Random Interview Saturday! Sarah Delena White

DISCLAIMER
The H. L. Burke Random Interview is not like other interviews. The questions are all over the place. They have no purpose. Their purpose is their lack of purpose.
There are nine questions because cats, but these nine questions are subject to change without notice, so the questions one person answers may not be the questions answered by the next author.
We hear a howling in a distance. Over the snow rush a pack of snow white wolves and among them runs our next author: Sarah Delena White!


Sarah Delena White
Author bio:


Sarah Delena White was raised by wolves in an alternate dimension. She writes eclectic speculative fiction that reworks mythology with a fine balance of poetry and snark. She’s an experienced world traveler who loves to weave world folklore and ancient concepts into vibrant, original story worlds. She is also the Benevolent Firebird (acquisitions editor) for Uncommon Universes Press. When she’s not writing or editing, she can be found making jewelry, singing Irish ballads, drinking tea, and working a variety of odd jobs. She can be bribed with dark chocolate.

The Interview!


What mythical creature do you most wish to be real?
Firebirds (not to be confused with phoenixes) - the sassy glowy ones from the Slavic folktales that fly around tricking bad dudes and knocking people unconscious with magical songs. Either that, or griffons with the size and personality of housecats (totally going to be a thing in one of my future books!).

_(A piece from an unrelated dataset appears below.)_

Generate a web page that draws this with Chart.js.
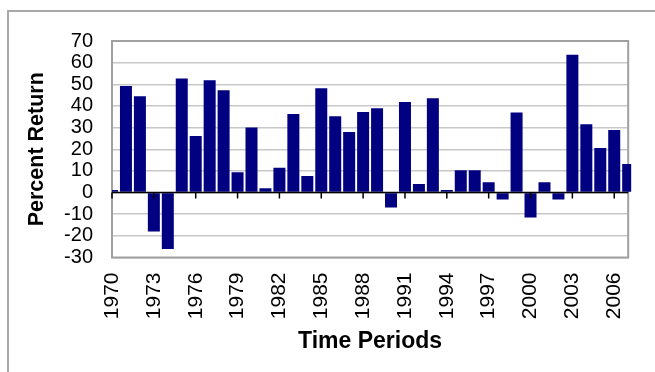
<!DOCTYPE html>
<html>
<head>
<meta charset="utf-8">
<script src="https://cdn.jsdelivr.net/npm/chart.js@4.4.0/dist/chart.umd.min.js"></script>
<style>
html, body { margin: 0; padding: 0; background: #fff; }
#wrap { position: relative; width: 655px; height: 372px; overflow: hidden; }
#frame { position: absolute; left: 7px; top: 10px; width: 700px; height: 400px;
         border-left: 2px solid #a8a8a8; border-top: 2px solid #a8a8a8; }
canvas { position: absolute; left: 0; top: 0; }
</style>
</head>
<body>
<div id="wrap">
  <div id="frame"></div>
  <canvas id="grafico" width="655" height="372"></canvas>
</div>
<script>
// years and returns
var anios = [1970, 1971, 1972, 1973, 1974, 1975, 1976, 1977, 1978, 1979,
             1980, 1981, 1982, 1983, 1984, 1985, 1986, 1987, 1988, 1989,
             1990, 1991, 1992, 1993, 1994, 1995, 1996, 1997, 1998, 1999,
             2000, 2001, 2002, 2003, 2004, 2005, 2006, 2007];
var retornos = [1.2, 49.2, 44.5, -18, -26.1, 52.7, 26.1, 51.9, 47.3, 9.4,
                30, 2, 11.4, 36.3, 7.7, 48.2, 35.3, 28, 37.2, 38.9,
                -6.9, 41.8, 4, 43.5, 1.2, 10.3, 10.3, 4.8, -3.2, 37,
                -11.5, 4.8, -3.2, 63.7, 31.5, 20.6, 28.9, 13.2];
var marcasX = [1970, 1973, 1976, 1979, 1982, 1985, 1988, 1991, 1994, 1997, 2000, 2003, 2006];
var marcasY = [-30, -20, -10, 0, 10, 20, 30, 40, 50, 60, 70];

var fuente = 'Arial, "Liberation Sans", sans-serif';

// plot frame, zero line and the small tick marks hanging from it
var marcos = {
    id: 'marcos',
    beforeDatasetsDraw: function(chart) {
        var a = chart.chartArea;
        var c = chart.ctx;
        c.save();
        c.strokeStyle = '#a0a0a0';
        c.lineWidth = 2;
        c.strokeRect(a.left, a.top, a.right - a.left, a.bottom - a.top);
        c.restore();
    },
    afterDatasetsDraw: function(chart) {
        var a = chart.chartArea;
        var c = chart.ctx;
        var y0 = chart.scales.y.getPixelForValue(0);
        c.save();
        c.strokeStyle = '#000';
        c.lineWidth = 1.5;
        c.beginPath();
        c.moveTo(a.left, y0);
        c.lineTo(a.right, y0);
        marcasX.forEach(function(v) {
            var x = chart.scales.x.getPixelForValue(v);
            c.moveTo(x, y0);
            c.lineTo(x, y0 + 6);
        });
        c.stroke();
        c.restore();
    }
};

var ctx = document.getElementById('grafico');
var mychart = new Chart(ctx, {
    type: 'bar',
    data: {
        datasets: [{
            data: anios.map(function(a, i) { return { x: a, y: retornos[i] }; }),
            backgroundColor: '#000080',
            borderWidth: 0,
            barPercentage: 0.86,
            categoryPercentage: 1,
            clip: { left: 0, top: 0, right: 3, bottom: 0 }
        }]
    },
    options: {
        responsive: false,
        animation: false,
        devicePixelRatio: 1,
        layout: { padding: { left: 0, top: 41, right: 21, bottom: 0 } },
        plugins: {
            legend: { display: false },
            tooltip: { enabled: false }
        },
        scales: {
            x: {
                type: 'linear',
                min: 1970,
                max: 2007,
                offset: false,
                grid: { display: false, drawTicks: false, offset: false },
                border: { display: false },
                afterBuildTicks: function(scale) {
                    scale.ticks = marcasX.map(function(v) { return { value: v }; });
                },
                ticks: {
                    autoSkip: false,
                    minRotation: 90,
                    maxRotation: 90,
                    padding: 15,
                    color: '#000',
                    font: { family: fuente, size: 21 },
                    callback: function(v) { return String(v); }
                },
                title: {
                    display: true,
                    text: 'Time Periods',
                    color: '#000',
                    font: { family: fuente, size: 23, weight: 'bold' },
                    padding: { top: 0, bottom: 16.5 }
                },
                afterFit: function(scale) { scale.height = 114.5; }
            },
            y: {
                min: -30,
                max: 70,
                afterBuildTicks: function(scale) {
                    scale.ticks = marcasY.map(function(v) { return { value: v }; });
                },
                grid: { color: '#c8c8c8', lineWidth: 1.5, drawTicks: false },
                border: { display: false },
                ticks: {
                    autoSkip: false,
                    padding: 19,
                    color: '#000',
                    font: { family: fuente, size: 20 }
                },
                title: {
                    display: true,
                    text: 'Percent Return',
                    color: '#000',
                    font: { family: fuente, size: 21.5, weight: 'bold' },
                    padding: { top: 24.6, bottom: 0 }
                },
                afterFit: function(scale) { scale.width = 112; }
            }
        }
    },
    plugins: [marcos]
});
</script>
</body>
</html>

During an alien invasion, what would be your weapon of choice?
My magical powers of diplomacy. I’ll arrange a kumbaya session where we all come together and eat cookies and realize it was just a big misunderstanding and convince the aliens that invading earth would be a terrible decision.

If that fails, I’ll find some everyday Earth substance they’re deathly allergic to, like hairspray or ranch dressing, and weaponize it.


Who is your favorite superhero and why?
*whines* Just one? But I want ALL of them! Okay, if I have to pick just one--does Magneto count? He’s a fascinating character, and I love a good antihero/conflicted villain!

Heads or Tails?

Hmmm, depends on the context. If someone’s flipping a coin, I’ll probably call “heads” because it’s the first option on the list and I’m lazy like that. On the other hand, if I have to choose between fighting a dragon with multiple heads or one with multiple tails, I’ll definitely go with “tails.”


You find a talking animal. What sort of animal is it and what’s the first thing you do?
It’s a chicken. I take her home, and we have lengthy conversations about philosophy and the state of the world. My attic becomes her secret fortress as she learns ancient martial arts and becomes a vigilante in her quest to free her oppressed kindred. Her journey is a tragic story of idealism and heroism turning to vengeance, and our friendship is gradually destroyed as Superhen wreaks havoc on humanity. At last, we meet again on the field of battle for the ultimate showdown. After defeating Superhen with my magic kumbaya-and-ranch-dressing powers, I immortalize her cautionary tale in a 47-verse-long ballad.


What is your ideal writing space?
A cozy coffee shop that will let me hang around for hours at a time and and give me free refills on caramel lattes. Bonus points if the coffee shop is located on a space station with a scenic view of Saturn.


If I were to invite you over, what snacks would you bring, keeping in mind that fruit and dried fruit are not snacks?
If this were a perfect world in which I had time to make food for fun, I’d bring gluten-free brownies, chocolate chip cookies, and bacon-wrapped dates! In this universe, I’d probably just show up with a bag of potato chips in some wonky flavor.


You can time travel in an oddly specific way that only allows you to visit other authors. Where do you go and what do you do?
Hunt down Shakespeare and find out what happened to his missing plays! Then I’d drop in on Tolkien and get the definitive word on whether elves actually have pointy ears.


If this question were any question in the world, what question would you want it to be and how would you answer it?
The question would be “Would you like a latte?” And I would answer “Yes, duh!” And then you would give me a latte.